Before long, a call went out for still more volunteers -- the money was coming in so fast that they can't open the envelopes, each with a money order for at least $250 inside. Some had more. A lot more.

Like a tsunami, the money-stuffed envelopes became an engulfing tidal wave, threatening to swamp the office. Word passed that they did a half a million dollars in a single day -- the equivalent of 2,000 "Elite" memberships.

The mail room and data entry kept falling farther and farther behind, even though volunteers were soon coming from out of state. Membership statements were out of date by the time they were printed because things were growing so fast. And even if the statements showed that you didn't make much money, everybody knows somebody else who did.

Boxes and boxes of mail piled up every day. While the promised catalog of Fortuna goods and services was supposed to be in production, first priority went to the urgent need for more bodies to work the mail room and data entry. The "launch" kept getting moved because it was impossible to keep up.

Meanwhile, the founders of the Fortuna Alliance did what any sensible business owners would do when their company was growing at a phenomenal rate -- they left the country for an extended vacation.

Unlike Delgado, Welch had an easy-to-find paper trail at the local county courthouse

Augie Delgado and Libby Welch -- his "significant other" -- left in early 1996 for the Caribbean. Touring Costa Rica, Belize, Honduras, Augie left his daughter and two sons behind under the tutelage of Fortuna's manager, PR director, and bookkeeper.

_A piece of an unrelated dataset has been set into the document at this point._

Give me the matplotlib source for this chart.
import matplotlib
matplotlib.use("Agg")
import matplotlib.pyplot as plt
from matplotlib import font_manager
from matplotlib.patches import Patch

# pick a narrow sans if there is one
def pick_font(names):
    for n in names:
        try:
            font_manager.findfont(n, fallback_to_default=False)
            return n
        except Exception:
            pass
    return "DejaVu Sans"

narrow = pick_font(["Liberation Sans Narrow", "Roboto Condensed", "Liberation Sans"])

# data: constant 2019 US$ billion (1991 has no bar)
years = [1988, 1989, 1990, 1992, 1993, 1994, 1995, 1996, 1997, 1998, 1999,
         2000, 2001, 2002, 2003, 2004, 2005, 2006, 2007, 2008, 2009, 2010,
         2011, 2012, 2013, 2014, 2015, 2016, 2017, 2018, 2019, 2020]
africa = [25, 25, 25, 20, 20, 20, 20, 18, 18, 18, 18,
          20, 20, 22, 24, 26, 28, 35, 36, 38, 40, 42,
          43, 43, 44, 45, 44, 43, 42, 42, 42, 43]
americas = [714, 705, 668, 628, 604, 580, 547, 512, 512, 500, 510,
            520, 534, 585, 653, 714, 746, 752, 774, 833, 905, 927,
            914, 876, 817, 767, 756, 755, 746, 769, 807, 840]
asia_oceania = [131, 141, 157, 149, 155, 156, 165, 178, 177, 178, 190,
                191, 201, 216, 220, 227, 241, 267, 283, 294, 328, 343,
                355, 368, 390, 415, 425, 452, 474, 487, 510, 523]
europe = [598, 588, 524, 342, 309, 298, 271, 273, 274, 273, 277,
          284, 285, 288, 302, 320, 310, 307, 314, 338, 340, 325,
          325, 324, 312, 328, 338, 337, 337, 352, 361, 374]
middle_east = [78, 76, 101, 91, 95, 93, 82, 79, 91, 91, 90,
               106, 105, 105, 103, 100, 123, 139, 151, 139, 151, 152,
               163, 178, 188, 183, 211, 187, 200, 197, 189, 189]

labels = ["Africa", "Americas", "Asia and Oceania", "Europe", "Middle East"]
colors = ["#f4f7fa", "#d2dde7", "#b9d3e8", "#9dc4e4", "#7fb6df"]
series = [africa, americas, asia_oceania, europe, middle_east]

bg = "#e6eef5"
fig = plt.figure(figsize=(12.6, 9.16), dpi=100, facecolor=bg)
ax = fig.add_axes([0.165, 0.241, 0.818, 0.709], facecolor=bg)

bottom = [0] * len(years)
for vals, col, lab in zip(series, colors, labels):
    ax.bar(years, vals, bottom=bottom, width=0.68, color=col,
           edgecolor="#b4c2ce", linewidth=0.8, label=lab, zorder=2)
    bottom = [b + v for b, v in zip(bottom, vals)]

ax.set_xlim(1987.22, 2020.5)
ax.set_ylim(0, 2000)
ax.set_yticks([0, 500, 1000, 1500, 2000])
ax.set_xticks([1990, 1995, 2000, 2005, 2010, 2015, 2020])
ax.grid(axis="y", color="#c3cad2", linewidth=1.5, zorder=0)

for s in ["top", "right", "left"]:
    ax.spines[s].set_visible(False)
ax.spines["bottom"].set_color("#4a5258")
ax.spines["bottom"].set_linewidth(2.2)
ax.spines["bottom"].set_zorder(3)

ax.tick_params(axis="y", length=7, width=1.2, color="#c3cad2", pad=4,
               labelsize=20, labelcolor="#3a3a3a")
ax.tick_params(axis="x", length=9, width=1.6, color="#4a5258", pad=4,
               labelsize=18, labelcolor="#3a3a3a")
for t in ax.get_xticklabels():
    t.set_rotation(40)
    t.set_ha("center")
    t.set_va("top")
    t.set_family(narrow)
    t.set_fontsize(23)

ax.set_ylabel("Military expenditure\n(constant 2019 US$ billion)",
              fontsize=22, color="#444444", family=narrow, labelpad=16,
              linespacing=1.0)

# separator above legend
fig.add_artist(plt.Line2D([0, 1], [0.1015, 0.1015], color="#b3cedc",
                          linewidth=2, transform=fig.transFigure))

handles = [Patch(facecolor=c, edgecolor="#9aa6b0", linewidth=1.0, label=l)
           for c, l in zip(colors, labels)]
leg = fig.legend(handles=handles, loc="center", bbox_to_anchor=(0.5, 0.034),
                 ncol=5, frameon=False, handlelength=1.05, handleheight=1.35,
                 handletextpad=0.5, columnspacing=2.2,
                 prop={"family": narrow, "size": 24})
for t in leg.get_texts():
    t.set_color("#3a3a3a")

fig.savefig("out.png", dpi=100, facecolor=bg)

Once outside the country, Augie and Libby each took what one of Fortuna's computer programmers described as "draws" on Fortuna finances for around $10,000 per month. Bank records submitted as part of a Washington state securities regulator affidavit verify funds transfers from a Fortuna account for $10,000 on April 22 to Barclay's Bank in Belize and $20,000 two weeks later. But compared to what the auditors later found missing, this was only pocket change.

So who was this Libby Welch, Augie's partner and co-founder in the Fortuna Alliance? The spotlight of Fortuna's promotional literature shined brightly on Delgado, highlighting his claims of business and academic credentials, but the buxom blonde with a trace of a southern accent remained in the shadows. Her name rarely appears in the Fortuna literature, except in a few letters to members and prospects which are signed by both "co-founders."

Public records in Whatcom County contained no references to Delgado, but Welch left a paper trail in superior court and the county auditor's office. (Actually, Delgado should have appeared in the court records as well, but a clerical error failed to put his name in the index.) The case involved a precursor to the Fortuna Alliance called the Whole Earth Alliance.

Like Fortuna, Whole Earth was going to be a new paradigm in doing business, use computers and make everybody rich. A Bellingham couple gave Delgado $36,000 in the venture based on verbal promises. When they asked for a written contract, they were turned down. When they asked for their money back, they were told that it was gone. They went to court.

Delgado and Welch didn't contest the case, never showing up in court. A default judgement in 1993 ordered Delgado and Welch to pay back the $36,000 and costs, but the Bellingham couple never recovered a dime. When the judgement against Delgado and Welch was rendered, neither had any assets which could be located -- and there hangs an interesting tale.

A series of foreclosures against Welch cascaded like a chain of dominoes. Starting with bad loans on property in San Juan County, the liens, foreclosures and evictions cascaded into Whatcom County. By the time it was all over, Welch was evicted from her house in Custer, a small community to the north of Bellingham, in order to pay back the loans and unpaid mortgages. In the final phases of this financial collapse, Welch resorted to tactics which have now become notorious. Like the Freemen of Montana, Libby Welch declared herself a "White Sovereign Citizen."